• [Dataset excerpt]
+ + +
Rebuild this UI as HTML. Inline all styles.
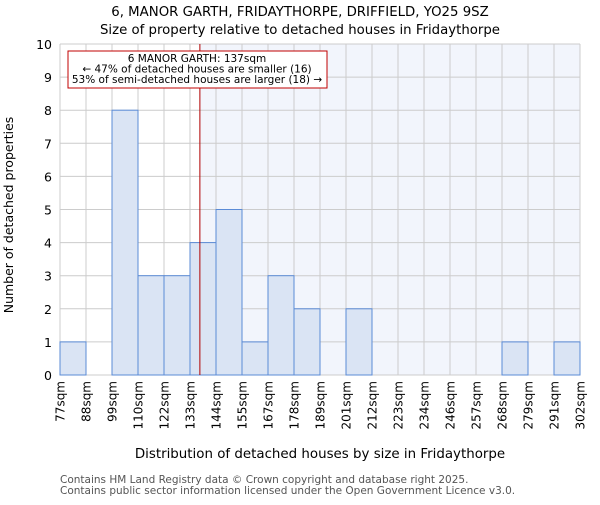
<!DOCTYPE html>
<html><head><meta charset="utf-8"><style>
body{margin:0;background:#fff;font-family:"Liberation Sans","DejaVu Sans",sans-serif}
</style></head><body>
<svg width="600" height="500" xmlns="http://www.w3.org/2000/svg" font-family="DejaVu Sans, Liberation Sans, sans-serif">
<text x="300" y="16" text-anchor="middle" font-size="13.3">6, MANOR GARTH, FRIDAYTHORPE, DRIFFIELD, YO25 9SZ</text>
<text x="300" y="34" text-anchor="middle" font-size="13.3">Size of property relative to detached houses in Fridaythorpe</text>
<g id="plot"></g>
<text x="320" y="458" text-anchor="middle" font-size="13.4">Distribution of detached houses by size in Fridaythorpe</text>
<text transform="translate(13,215) rotate(-90)" text-anchor="middle" font-size="12.5">Number of detached properties</text>
<text x="60" y="483" font-size="10.5" fill="#555">Contains HM Land Registry data © Crown copyright and database right 2025.</text>
<text x="60" y="494" font-size="10.5" fill="#555">Contains public sector information licensed under the Open Government Licence v3.0.</text>
</svg>
<script>
const edges=["77sqm","88sqm","99sqm","110sqm","122sqm","133sqm","144sqm","155sqm","167sqm","178sqm","189sqm","201sqm","212sqm","223sqm","234sqm","246sqm","257sqm","268sqm","279sqm","291sqm","302sqm"];
const counts=[1,0,8,3,3,4,5,1,3,2,0,2,0,0,0,0,0,1,0,1];
const yTicks=[0,1,2,3,4,5,6,7,8,9,10];
const markerBin=5.38;
const NS="http://www.w3.org/2000/svg";
const g=document.getElementById('plot');
const L=60,R=580,T=44,B=375,n=counts.length;
const x=i=>L+(R-L)*i/n, y=v=>B-(B-T)*v/10;
function mk(t,a){const e=document.createElementNS(NS,t);for(const k in a)e.setAttribute(k,a[k]);g.appendChild(e);return e;}
const mx=x(markerBin);
let bg=mk('rect',{x:mx,y:T,width:R-mx,height:B-T,fill:'#f2f5fc'});


yTicks.forEach(v=>{const l=mk('line',{x1:L,x2:R,y1:y(v),y2:y(v),stroke:'#ccc'});


const t=mk('text',{x:L-8,y:y(v)+5,'text-anchor':'end','font-size':'12.5'});t.textContent=v;

});
for(let i=0;i<=n;i++){const l=mk('line',{x1:x(i),x2:x(i),y1:T,y2:B,stroke:'#ccc'});

}
counts.forEach((c,i)=>{if(!c)return;const r=mk('rect',{x:x(i),y:y(c),width:x(i+1)-x(i),height:y(0)-y(c),fill:'#dae4f4',stroke:'#5b8bd6','stroke-width':1});

});
edges.forEach((e,i)=>{const t=mk('text',{transform:`translate(${x(i)+4.5},${B+6}) rotate(-90)`,'text-anchor':'end','font-size':'12'});t.textContent=e;

});
const ml=mk('line',{x1:mx,x2:mx,y1:T,y2:B,stroke:'#b00000','stroke-width':1});


const box=mk('rect',{x:68,y:51,width:259,height:37,fill:'#fff',stroke:'#c00000'});


["6 MANOR GARTH: 137sqm","← 47% of detached houses are smaller (16)","53% of semi-detached houses are larger (18) →"].forEach((s,i)=>{const t=mk('text',{x:197,y:62+i*10.5,'text-anchor':'middle','font-size':'10.5'});t.textContent=s;

});
</script>
</body></html>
+ + +
• [Given problem] Omit any images, then output the listing exactly.

• [Solved problem]
Rebuild this UI as HTML. Inline all styles.
<!DOCTYPE html>
<html><head><meta charset="utf-8"><style>
body{margin:0;background:#fff;font-family:"Liberation Sans","DejaVu Sans",sans-serif}
</style></head><body>
<svg width="600" height="500" xmlns="http://www.w3.org/2000/svg" font-family="DejaVu Sans, Liberation Sans, sans-serif">
<text x="300" y="16" text-anchor="middle" font-size="13.3">6, MANOR GARTH, FRIDAYTHORPE, DRIFFIELD, YO25 9SZ</text>
<text x="300" y="34" text-anchor="middle" font-size="13.3">Size of property relative to detached houses in Fridaythorpe</text>
<g id="plot"></g>
<text x="320" y="458" text-anchor="middle" font-size="13.4">Distribution of detached houses by size in Fridaythorpe</text>
<text transform="translate(13,215) rotate(-90)" text-anchor="middle" font-size="12.5">Number of detached properties</text>
<text x="60" y="483" font-size="10.5" fill="#555">Contains HM Land Registry data © Crown copyright and database right 2025.</text>
<text x="60" y="494" font-size="10.5" fill="#555">Contains public sector information licensed under the Open Government Licence v3.0.</text>
</svg>
<script>
const edges=["77sqm","88sqm","99sqm","110sqm","122sqm","133sqm","144sqm","155sqm","167sqm","178sqm","189sqm","201sqm","212sqm","223sqm","234sqm","246sqm","257sqm","268sqm","279sqm","291sqm","302sqm"];
const counts=[1,0,8,3,3,4,5,1,3,2,0,2,0,0,0,0,0,1,0,1];
const yTicks=[0,1,2,3,4,5,6,7,8,9,10];
const markerBin=5.38;
const NS="http://www.w3.org/2000/svg";
const g=document.getElementById('plot');
const L=60,R=580,T=44,B=375,n=counts.length;
const x=i=>L+(R-L)*i/n, y=v=>B-(B-T)*v/10;
function mk(t,a){const e=document.createElementNS(NS,t);for(const k in a)e.setAttribute(k,a[k]);g.appendChild(e);return e;}
const mx=x(markerBin);
let bg=mk('rect',{x:mx,y:T,width:R-mx,height:B-T,fill:'#f2f5fc'});


yTicks.forEach(v=>{const l=mk('line',{x1:L,x2:R,y1:y(v),y2:y(v),stroke:'#ccc'});


const t=mk('text',{x:L-8,y:y(v)+5,'text-anchor':'end','font-size':'12.5'});t.textContent=v;

});
for(let i=0;i<=n;i++){const l=mk('line',{x1:x(i),x2:x(i),y1:T,y2:B,stroke:'#ccc'});

}
counts.forEach((c,i)=>{if(!c)return;const r=mk('rect',{x:x(i),y:y(c),width:x(i+1)-x(i),height:y(0)-y(c),fill:'#dae4f4',stroke:'#5b8bd6','stroke-width':1});

});
edges.forEach((e,i)=>{const t=mk('text',{transform:`translate(${x(i)+4.5},${B+6}) rotate(-90)`,'text-anchor':'end','font-size':'12'});t.textContent=e;

});
const ml=mk('line',{x1:mx,x2:mx,y1:T,y2:B,stroke:'#b00000','stroke-width':1});


const box=mk('rect',{x:68,y:51,width:259,height:37,fill:'#fff',stroke:'#c00000'});


["6 MANOR GARTH: 137sqm","← 47% of detached houses are smaller (16)","53% of semi-detached houses are larger (18) →"].forEach((s,i)=>{const t=mk('text',{x:197,y:62+i*10.5,'text-anchor':'middle','font-size':'10.5'});t.textContent=s;

});
</script>
</body></html>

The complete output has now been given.